Human rights situation in northeast Uganda shows improvement – UN

3 September 2007 –

The human rights situation in Uganda's Karamoja region has improved significantly over the last four months, with a “marked reduction” in human rights violations, road ambushes and the circulation of illegal arms, the United Nations said today.

In its latest report on the situation in Karamoja – an area in northeast Uganda inhabited by close to 1 million people – the UN Office of the High Commissioner for Human Rights (OHCHR) highlighted the “improvements in the security and human rights situation in the area as well as advances made by the national army, Uganda Peoples' Defense Forces (UPDF), in conducting disarmament operations.”

Cattle raids and subsequent retaliation by armed Karimojong, however, rank as the highest recorded violence inflicted on the population during the period covered by the report, 1 April to 12 August.

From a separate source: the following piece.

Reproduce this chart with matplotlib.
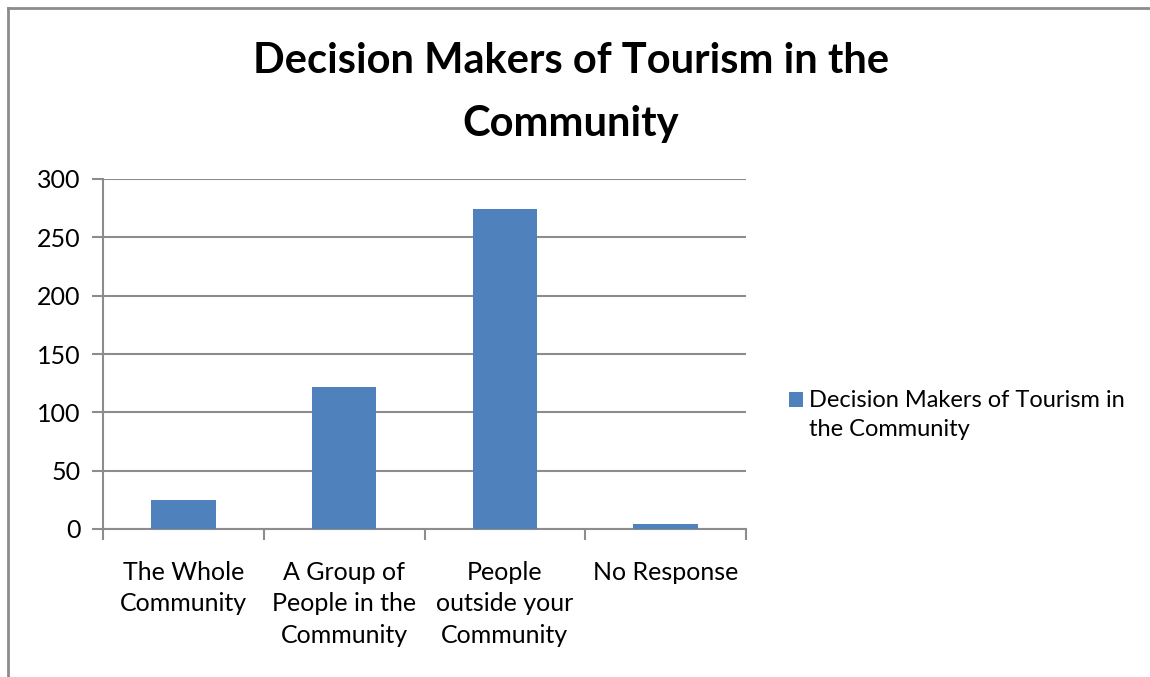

In its previous report released in April, OHCHR voiced concern over escalating violence against civilians in Karamoja where almost 70 people have been killed since last November.

It was also concerned over a “climate of fear and insecurity” in the area where armed Karimojong have reportedly killed seven UPDF soldiers, eight civilians and almost 300 cattle.

The follow-up report issued today in Geneva calls on the authorities to hold perpetrators accountable and to adopt a national response to combat impunity.